## Start EXTRACTED DATA

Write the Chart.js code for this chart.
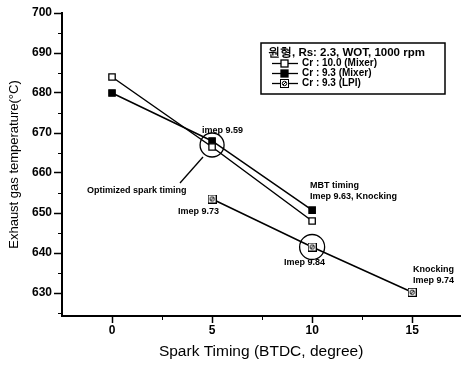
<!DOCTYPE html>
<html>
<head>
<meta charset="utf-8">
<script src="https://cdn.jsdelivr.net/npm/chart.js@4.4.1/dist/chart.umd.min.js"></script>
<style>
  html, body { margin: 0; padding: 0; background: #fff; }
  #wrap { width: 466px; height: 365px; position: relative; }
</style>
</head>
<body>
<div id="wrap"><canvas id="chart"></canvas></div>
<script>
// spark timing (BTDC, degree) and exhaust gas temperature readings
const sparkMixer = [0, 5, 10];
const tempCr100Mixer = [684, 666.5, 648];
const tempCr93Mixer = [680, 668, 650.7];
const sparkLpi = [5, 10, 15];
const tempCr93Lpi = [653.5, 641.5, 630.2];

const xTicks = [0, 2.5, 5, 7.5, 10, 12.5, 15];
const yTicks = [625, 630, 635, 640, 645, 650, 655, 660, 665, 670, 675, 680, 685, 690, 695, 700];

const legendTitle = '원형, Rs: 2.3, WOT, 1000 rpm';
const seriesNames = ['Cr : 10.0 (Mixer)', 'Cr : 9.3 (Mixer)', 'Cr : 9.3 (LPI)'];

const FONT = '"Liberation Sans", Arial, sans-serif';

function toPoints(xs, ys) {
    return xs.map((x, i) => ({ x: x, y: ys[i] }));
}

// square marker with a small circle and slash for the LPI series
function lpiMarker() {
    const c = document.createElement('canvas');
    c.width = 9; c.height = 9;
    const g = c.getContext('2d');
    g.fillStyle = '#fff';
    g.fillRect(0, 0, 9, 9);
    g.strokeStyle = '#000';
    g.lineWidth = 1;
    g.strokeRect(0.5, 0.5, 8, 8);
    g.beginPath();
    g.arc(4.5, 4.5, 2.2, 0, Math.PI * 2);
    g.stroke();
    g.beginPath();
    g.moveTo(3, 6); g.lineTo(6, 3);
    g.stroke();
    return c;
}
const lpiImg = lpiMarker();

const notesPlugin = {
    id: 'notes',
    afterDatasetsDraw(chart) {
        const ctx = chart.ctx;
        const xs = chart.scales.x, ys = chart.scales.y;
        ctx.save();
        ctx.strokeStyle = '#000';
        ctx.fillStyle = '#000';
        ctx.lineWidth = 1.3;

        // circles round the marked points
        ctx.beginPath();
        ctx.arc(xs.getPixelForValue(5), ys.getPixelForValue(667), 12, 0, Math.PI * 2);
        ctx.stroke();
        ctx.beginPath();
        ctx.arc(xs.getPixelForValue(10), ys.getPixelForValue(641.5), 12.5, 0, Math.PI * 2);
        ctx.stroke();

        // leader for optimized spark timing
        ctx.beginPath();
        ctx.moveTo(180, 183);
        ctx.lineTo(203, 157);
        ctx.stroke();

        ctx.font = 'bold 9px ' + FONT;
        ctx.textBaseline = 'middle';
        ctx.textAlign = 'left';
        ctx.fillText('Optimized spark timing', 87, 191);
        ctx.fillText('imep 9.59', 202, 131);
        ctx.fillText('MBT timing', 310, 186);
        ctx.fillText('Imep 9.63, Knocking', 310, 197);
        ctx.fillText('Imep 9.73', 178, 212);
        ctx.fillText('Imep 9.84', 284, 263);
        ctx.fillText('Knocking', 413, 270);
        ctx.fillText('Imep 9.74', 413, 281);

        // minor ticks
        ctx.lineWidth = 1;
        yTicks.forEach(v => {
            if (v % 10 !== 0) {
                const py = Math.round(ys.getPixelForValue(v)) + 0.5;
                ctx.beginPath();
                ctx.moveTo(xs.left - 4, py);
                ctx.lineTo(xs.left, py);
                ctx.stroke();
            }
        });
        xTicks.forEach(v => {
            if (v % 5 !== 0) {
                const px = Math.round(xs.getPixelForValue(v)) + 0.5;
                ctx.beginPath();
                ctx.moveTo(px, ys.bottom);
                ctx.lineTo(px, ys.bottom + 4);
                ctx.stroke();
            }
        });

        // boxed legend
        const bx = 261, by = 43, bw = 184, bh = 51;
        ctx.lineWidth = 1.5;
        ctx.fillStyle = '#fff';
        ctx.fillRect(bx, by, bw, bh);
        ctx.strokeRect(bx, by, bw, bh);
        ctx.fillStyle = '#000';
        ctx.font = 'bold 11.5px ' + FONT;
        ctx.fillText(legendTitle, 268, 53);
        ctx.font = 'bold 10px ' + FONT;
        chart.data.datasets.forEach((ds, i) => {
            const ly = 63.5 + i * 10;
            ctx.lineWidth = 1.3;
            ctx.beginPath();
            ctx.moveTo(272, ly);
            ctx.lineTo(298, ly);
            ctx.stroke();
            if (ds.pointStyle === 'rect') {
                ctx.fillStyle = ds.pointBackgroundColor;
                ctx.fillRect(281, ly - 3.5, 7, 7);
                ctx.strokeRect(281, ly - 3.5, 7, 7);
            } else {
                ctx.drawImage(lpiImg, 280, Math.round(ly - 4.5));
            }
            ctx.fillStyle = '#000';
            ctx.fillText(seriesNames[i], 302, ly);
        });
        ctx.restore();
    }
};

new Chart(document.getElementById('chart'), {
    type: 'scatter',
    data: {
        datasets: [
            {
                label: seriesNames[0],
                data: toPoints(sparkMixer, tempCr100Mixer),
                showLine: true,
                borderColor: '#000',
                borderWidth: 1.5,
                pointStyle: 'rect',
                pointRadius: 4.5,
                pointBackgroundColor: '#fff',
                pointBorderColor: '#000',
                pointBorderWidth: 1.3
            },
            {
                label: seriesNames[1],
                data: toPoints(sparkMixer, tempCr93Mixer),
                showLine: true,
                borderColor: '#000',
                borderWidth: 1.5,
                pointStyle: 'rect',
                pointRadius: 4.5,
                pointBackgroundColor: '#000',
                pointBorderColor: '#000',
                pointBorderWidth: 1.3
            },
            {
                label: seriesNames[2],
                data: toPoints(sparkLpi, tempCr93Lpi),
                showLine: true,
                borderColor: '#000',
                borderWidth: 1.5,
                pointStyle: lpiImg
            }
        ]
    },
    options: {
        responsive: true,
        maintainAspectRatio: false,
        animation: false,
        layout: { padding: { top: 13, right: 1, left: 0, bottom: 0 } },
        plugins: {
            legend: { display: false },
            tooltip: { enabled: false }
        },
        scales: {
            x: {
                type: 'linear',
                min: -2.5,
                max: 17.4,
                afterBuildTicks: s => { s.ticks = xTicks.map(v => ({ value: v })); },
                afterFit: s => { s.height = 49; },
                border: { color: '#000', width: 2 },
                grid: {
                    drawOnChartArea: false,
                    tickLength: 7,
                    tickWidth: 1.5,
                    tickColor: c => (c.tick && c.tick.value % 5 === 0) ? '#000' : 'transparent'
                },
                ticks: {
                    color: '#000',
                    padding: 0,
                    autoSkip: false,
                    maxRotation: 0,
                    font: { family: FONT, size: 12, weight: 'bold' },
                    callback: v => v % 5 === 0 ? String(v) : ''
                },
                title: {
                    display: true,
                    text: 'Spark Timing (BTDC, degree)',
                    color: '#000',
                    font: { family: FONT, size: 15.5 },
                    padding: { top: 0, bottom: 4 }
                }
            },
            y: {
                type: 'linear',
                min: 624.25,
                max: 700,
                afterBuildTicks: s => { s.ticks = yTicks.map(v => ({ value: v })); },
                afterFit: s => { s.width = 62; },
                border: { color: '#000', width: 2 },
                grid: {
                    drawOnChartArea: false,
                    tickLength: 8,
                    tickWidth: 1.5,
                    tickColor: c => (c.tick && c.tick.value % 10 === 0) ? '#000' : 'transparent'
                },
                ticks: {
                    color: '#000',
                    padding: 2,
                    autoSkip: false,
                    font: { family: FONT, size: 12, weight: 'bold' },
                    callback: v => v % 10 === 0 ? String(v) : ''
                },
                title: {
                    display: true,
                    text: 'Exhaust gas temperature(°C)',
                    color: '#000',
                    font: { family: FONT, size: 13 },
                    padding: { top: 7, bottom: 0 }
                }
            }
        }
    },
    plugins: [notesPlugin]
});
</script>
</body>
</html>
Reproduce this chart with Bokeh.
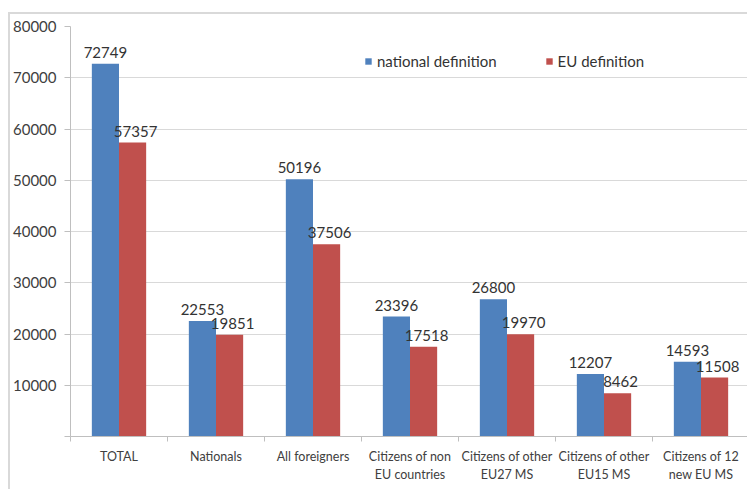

## End EXTRACTED DATA

▶ **WHAT TO WORK ON**
Find every line in the records that contains the word "this"; copy those lines.

▶ **SOLVED EXERCISE**
Write the Chart.js code for this chart.
Reproduce this chart with Bokeh.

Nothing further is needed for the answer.